■ CHALLENGE
Transcribe the whole listing without a single picture.

■ INFORMATION SHOWN
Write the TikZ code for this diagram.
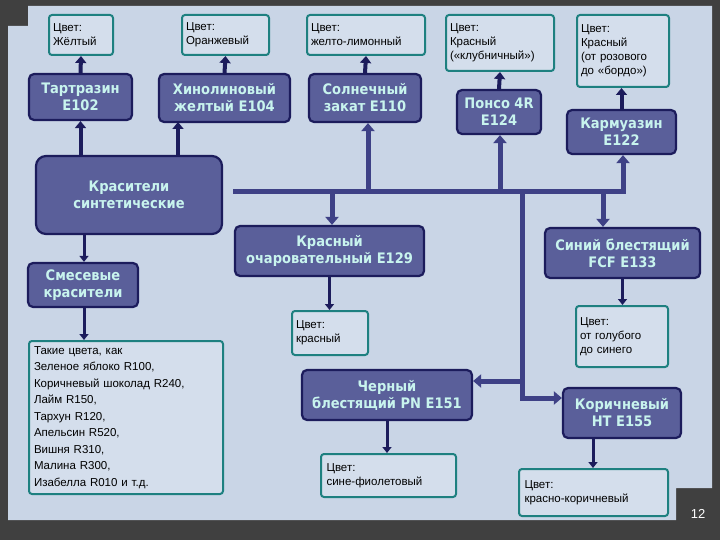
\documentclass[tikz,border=0pt]{standalone}
\usepackage{fontspec}
\setmainfont{Liberation Sans}
\newfontfamily\condf{DejaVu Sans Condensed}
\usetikzlibrary{arrows.meta}
\definecolor{frame}{HTML}{404040}
\definecolor{panel}{HTML}{C9D5E6}
\definecolor{dfill}{HTML}{5A5F9A}
\definecolor{dline}{HTML}{1C1C5C}
\definecolor{ltxt}{HTML}{C8F4EE}
\definecolor{teal}{HTML}{1E8080}
\definecolor{cfill}{HTML}{D4DEEC}
\definecolor{barc}{HTML}{3E4186}
\begin{document}
\begin{tikzpicture}[x=1pt,y=-1pt,
  dark/.style={draw=dline,line width=2.2pt,fill=dfill,rounded corners=5pt,text=ltxt,font=\condf\bfseries\fontsize{14.5}{17}\selectfont,align=center,inner sep=1pt},
  col/.style={draw=teal,line width=2pt,fill=cfill,rounded corners=3pt,anchor=north west,align=left,font=\fontsize{11.5}{14}\selectfont,inner sep=4pt},
  ar/.style={draw=dline,line width=4pt,-{Triangle[width=11pt,length=7pt]}},
  sar/.style={draw=dline,line width=3pt,-{Triangle[width=9pt,length=6pt]}},
  bus/.style={draw=barc,line width=5pt},
  busar/.style={draw=barc,line width=5pt,-{Triangle[width=13pt,length=8pt]}}]
\fill[frame] (0,0) rectangle (720,540);
\fill[panel] (28,6) -- (712,6) -- (712,488) -- (676,488) -- (676,520) -- (8,520) -- (8,26) -- (28,26) -- cycle;
\node[text=white,font=\fontsize{13}{15}\selectfont] (pg) at (698,514) {12};
% colour boxes
\node[col,minimum width=64pt,minimum height=40pt,text width=56pt] (c1) at (48,14) {Цвет:\\Жёлтый};
\node[col,minimum width=87pt,minimum height=40pt,text width=79pt] (c2) at (181,14) {Цвет:\\Оранжевый};
\node[col,minimum width=118pt,minimum height=40pt,text width=110pt] (c3) at (306,14) {Цвет:\\желто-лимонный};
\node[col,minimum width=108pt,minimum height=56pt,text width=100pt] (c4) at (445,14) {Цвет:\\Красный\\(«клубничный»)};
\node[col,minimum width=92pt,minimum height=72pt,text width=84pt] (c5) at (576,14) {Цвет:\\Красный\\(от розового\\до «бордо»)};
% dark boxes
\node[dark,minimum width=103pt,minimum height=46pt] (tar) at (80.5,97) {Тартразин\\E102};
\node[dark,minimum width=131pt,minimum height=48pt] (hin) at (224.5,98) {Хинолиновый\\желтый E104};
\node[dark,minimum width=112pt,minimum height=48pt] (sol) at (365,98) {Солнечный\\закат E110};
\node[dark,minimum width=84pt,minimum height=44pt] (pon) at (499,112) {Понсо 4R\\E124};
\node[dark,minimum width=109pt,minimum height=44pt] (kar) at (621.5,132) {Кармуазин\\E122};
\node[dark,rounded corners=10pt,minimum width=186pt,minimum height=78pt] (syn) at (129,195) {Красители\\синтетические};
\node[dark,minimum width=189pt,minimum height=50pt] (och) at (329.5,251) {Красный\\очаровательный E129};
\node[dark,minimum width=155pt,minimum height=50pt] (sin) at (622.5,253) {Синий блестящий\\FCF E133};
\node[dark,minimum width=110pt,minimum height=44pt] (sme) at (83,285) {Смесевые\\красители};
\node[dark,minimum width=170pt,minimum height=50pt] (che) at (387,395) {Черный\\блестящий PN E151};
\node[dark,minimum width=118pt,minimum height=50pt] (kor) at (622,413) {Коричневый\\HT E155};
% lower colour boxes
\node[col,minimum width=76pt,minimum height=44pt,text width=68pt] (ckr) at (291,310) {Цвет:\\красный};
\node[col,minimum width=92pt,minimum height=61pt,text width=84pt] (cgo) at (575,305) {Цвет:\\от голубого\\до синего};
\node[col,minimum width=135pt,minimum height=43pt,text width=124pt] (csf) at (320,453) {Цвет:\\сине-фиолетовый};
\node[col,minimum width=149pt,minimum height=47pt,text width=138pt] (ckk) at (518,468) {Цвет:\\красно-коричневый};
\node[col,minimum width=194pt,minimum height=153pt,text width=184pt,font=\fontsize{11.5}{16.5}\selectfont] (tak) at (28,340) {Такие цвета, как\\Зеленое яблоко R100,\\Коричневый шоколад R240,\\Лайм R150,\\Тархун R120,\\Апельсин R520,\\Вишня R310,\\Малина R300,\\Изабелла R010 и т.д.};
% small arrows
\draw[ar] (tar.north) -- (c1.south);
\draw[ar] (hin.north) -- (c2.south);
\draw[ar] (sol.north) -- (c3.south);
\draw[ar] (pon.north) -- (c4.south);
\draw[ar] (kar.north) -- (kar.north|-c5.south);
\draw[ar] (syn.north-|tar) -- (tar.south);
\draw[ar] (syn.north-|178,0) -- (178,122);
\draw[sar] (syn.south-|84,0) -- (sme.north-|84,0);
\draw[sar] (sme.south-|84,0) -- (tak.north-|84,0);
\draw[sar] (och.south) -- (och.south|-ckr.north);
\draw[sar] (sin.south) -- (sin.south|-cgo.north);
\draw[sar] (che.south) -- (che.south|-csf.north);
\draw[sar] (kor.south-|593,0) -- (593,468);
% bus
\coordinate (bl) at (233,192);
\coordinate (br) at (626,192);
\draw[bus,line cap=butt] (bl) -- (br);
\draw[busar] (368,192) -- (sol.south-|368,0);
\draw[busar] (500,192) -- (pon.south-|500,0);
\draw[busar] (623,192) -- (kar.south-|623,0);
\draw[busar] (332,192) -- (och.north-|332,0);
\draw[busar] (603,192) -- (sin.north-|603,0);
\draw[bus] (522,192) -- (522,398);
\draw[busar] (524,381) -- (che.east|-0,381);
\draw[busar] (520,398) -- (kor.west|-0,398);
\end{tikzpicture}
\end{document}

■ RIGHT ANSWER
Write the TikZ code for this diagram.
\documentclass[tikz,border=0pt]{standalone}
\usepackage{fontspec}
\setmainfont{Liberation Sans}
\newfontfamily\condf{DejaVu Sans Condensed}
\usetikzlibrary{arrows.meta}
\definecolor{frame}{HTML}{404040}
\definecolor{panel}{HTML}{C9D5E6}
\definecolor{dfill}{HTML}{5A5F9A}
\definecolor{dline}{HTML}{1C1C5C}
\definecolor{ltxt}{HTML}{C8F4EE}
\definecolor{teal}{HTML}{1E8080}
\definecolor{cfill}{HTML}{D4DEEC}
\definecolor{barc}{HTML}{3E4186}
\begin{document}
\begin{tikzpicture}[x=1pt,y=-1pt,
  dark/.style={draw=dline,line width=2.2pt,fill=dfill,rounded corners=5pt,text=ltxt,font=\condf\bfseries\fontsize{14.5}{17}\selectfont,align=center,inner sep=1pt},
  col/.style={draw=teal,line width=2pt,fill=cfill,rounded corners=3pt,anchor=north west,align=left,font=\fontsize{11.5}{14}\selectfont,inner sep=4pt},
  ar/.style={draw=dline,line width=4pt,-{Triangle[width=11pt,length=7pt]}},
  sar/.style={draw=dline,line width=3pt,-{Triangle[width=9pt,length=6pt]}},
  bus/.style={draw=barc,line width=5pt},
  busar/.style={draw=barc,line width=5pt,-{Triangle[width=13pt,length=8pt]}}]
\fill[frame] (0,0) rectangle (720,540);
\fill[panel] (28,6) -- (712,6) -- (712,488) -- (676,488) -- (676,520) -- (8,520) -- (8,26) -- (28,26) -- cycle;
\node[text=white,font=\fontsize{13}{15}\selectfont] (pg) at (698,514) {12};
% colour boxes
\node[col,minimum width=64pt,minimum height=40pt,text width=56pt] (c1) at (48,14) {Цвет:\\Жёлтый};
\node[col,minimum width=87pt,minimum height=40pt,text width=79pt] (c2) at (181,14) {Цвет:\\Оранжевый};
\node[col,minimum width=118pt,minimum height=40pt,text width=110pt] (c3) at (306,14) {Цвет:\\желто-лимонный};
\node[col,minimum width=108pt,minimum height=56pt,text width=100pt] (c4) at (445,14) {Цвет:\\Красный\\(«клубничный»)};
\node[col,minimum width=92pt,minimum height=72pt,text width=84pt] (c5) at (576,14) {Цвет:\\Красный\\(от розового\\до «бордо»)};
% dark boxes
\node[dark,minimum width=103pt,minimum height=46pt] (tar) at (80.5,97) {Тартразин\\E102};
\node[dark,minimum width=131pt,minimum height=48pt] (hin) at (224.5,98) {Хинолиновый\\желтый E104};
\node[dark,minimum width=112pt,minimum height=48pt] (sol) at (365,98) {Солнечный\\закат E110};
\node[dark,minimum width=84pt,minimum height=44pt] (pon) at (499,112) {Понсо 4R\\E124};
\node[dark,minimum width=109pt,minimum height=44pt] (kar) at (621.5,132) {Кармуазин\\E122};
\node[dark,rounded corners=10pt,minimum width=186pt,minimum height=78pt] (syn) at (129,195) {Красители\\синтетические};
\node[dark,minimum width=189pt,minimum height=50pt] (och) at (329.5,251) {Красный\\очаровательный E129};
\node[dark,minimum width=155pt,minimum height=50pt] (sin) at (622.5,253) {Синий блестящий\\FCF E133};
\node[dark,minimum width=110pt,minimum height=44pt] (sme) at (83,285) {Смесевые\\красители};
\node[dark,minimum width=170pt,minimum height=50pt] (che) at (387,395) {Черный\\блестящий PN E151};
\node[dark,minimum width=118pt,minimum height=50pt] (kor) at (622,413) {Коричневый\\HT E155};
% lower colour boxes
\node[col,minimum width=76pt,minimum height=44pt,text width=68pt] (ckr) at (291,310) {Цвет:\\красный};
\node[col,minimum width=92pt,minimum height=61pt,text width=84pt] (cgo) at (575,305) {Цвет:\\от голубого\\до синего};
\node[col,minimum width=135pt,minimum height=43pt,text width=124pt] (csf) at (320,453) {Цвет:\\сине-фиолетовый};
\node[col,minimum width=149pt,minimum height=47pt,text width=138pt] (ckk) at (518,468) {Цвет:\\красно-коричневый};
\node[col,minimum width=194pt,minimum height=153pt,text width=184pt,font=\fontsize{11.5}{16.5}\selectfont] (tak) at (28,340) {Такие цвета, как\\Зеленое яблоко R100,\\Коричневый шоколад R240,\\Лайм R150,\\Тархун R120,\\Апельсин R520,\\Вишня R310,\\Малина R300,\\Изабелла R010 и т.д.};
% small arrows
\draw[ar] (tar.north) -- (c1.south);
\draw[ar] (hin.north) -- (c2.south);
\draw[ar] (sol.north) -- (c3.south);
\draw[ar] (pon.north) -- (c4.south);
\draw[ar] (kar.north) -- (kar.north|-c5.south);
\draw[ar] (syn.north-|tar) -- (tar.south);
\draw[ar] (syn.north-|178,0) -- (178,122);
\draw[sar] (syn.south-|84,0) -- (sme.north-|84,0);
\draw[sar] (sme.south-|84,0) -- (tak.north-|84,0);
\draw[sar] (och.south) -- (och.south|-ckr.north);
\draw[sar] (sin.south) -- (sin.south|-cgo.north);
\draw[sar] (che.south) -- (che.south|-csf.north);
\draw[sar] (kor.south-|593,0) -- (593,468);
% bus
\coordinate (bl) at (233,192);
\coordinate (br) at (626,192);
\draw[bus,line cap=butt] (bl) -- (br);
\draw[busar] (368,192) -- (sol.south-|368,0);
\draw[busar] (500,192) -- (pon.south-|500,0);
\draw[busar] (623,192) -- (kar.south-|623,0);
\draw[busar] (332,192) -- (och.north-|332,0);
\draw[busar] (603,192) -- (sin.north-|603,0);
\draw[bus] (522,192) -- (522,398);
\draw[busar] (524,381) -- (che.east|-0,381);
\draw[busar] (520,398) -- (kor.west|-0,398);
\end{tikzpicture}
\end{document}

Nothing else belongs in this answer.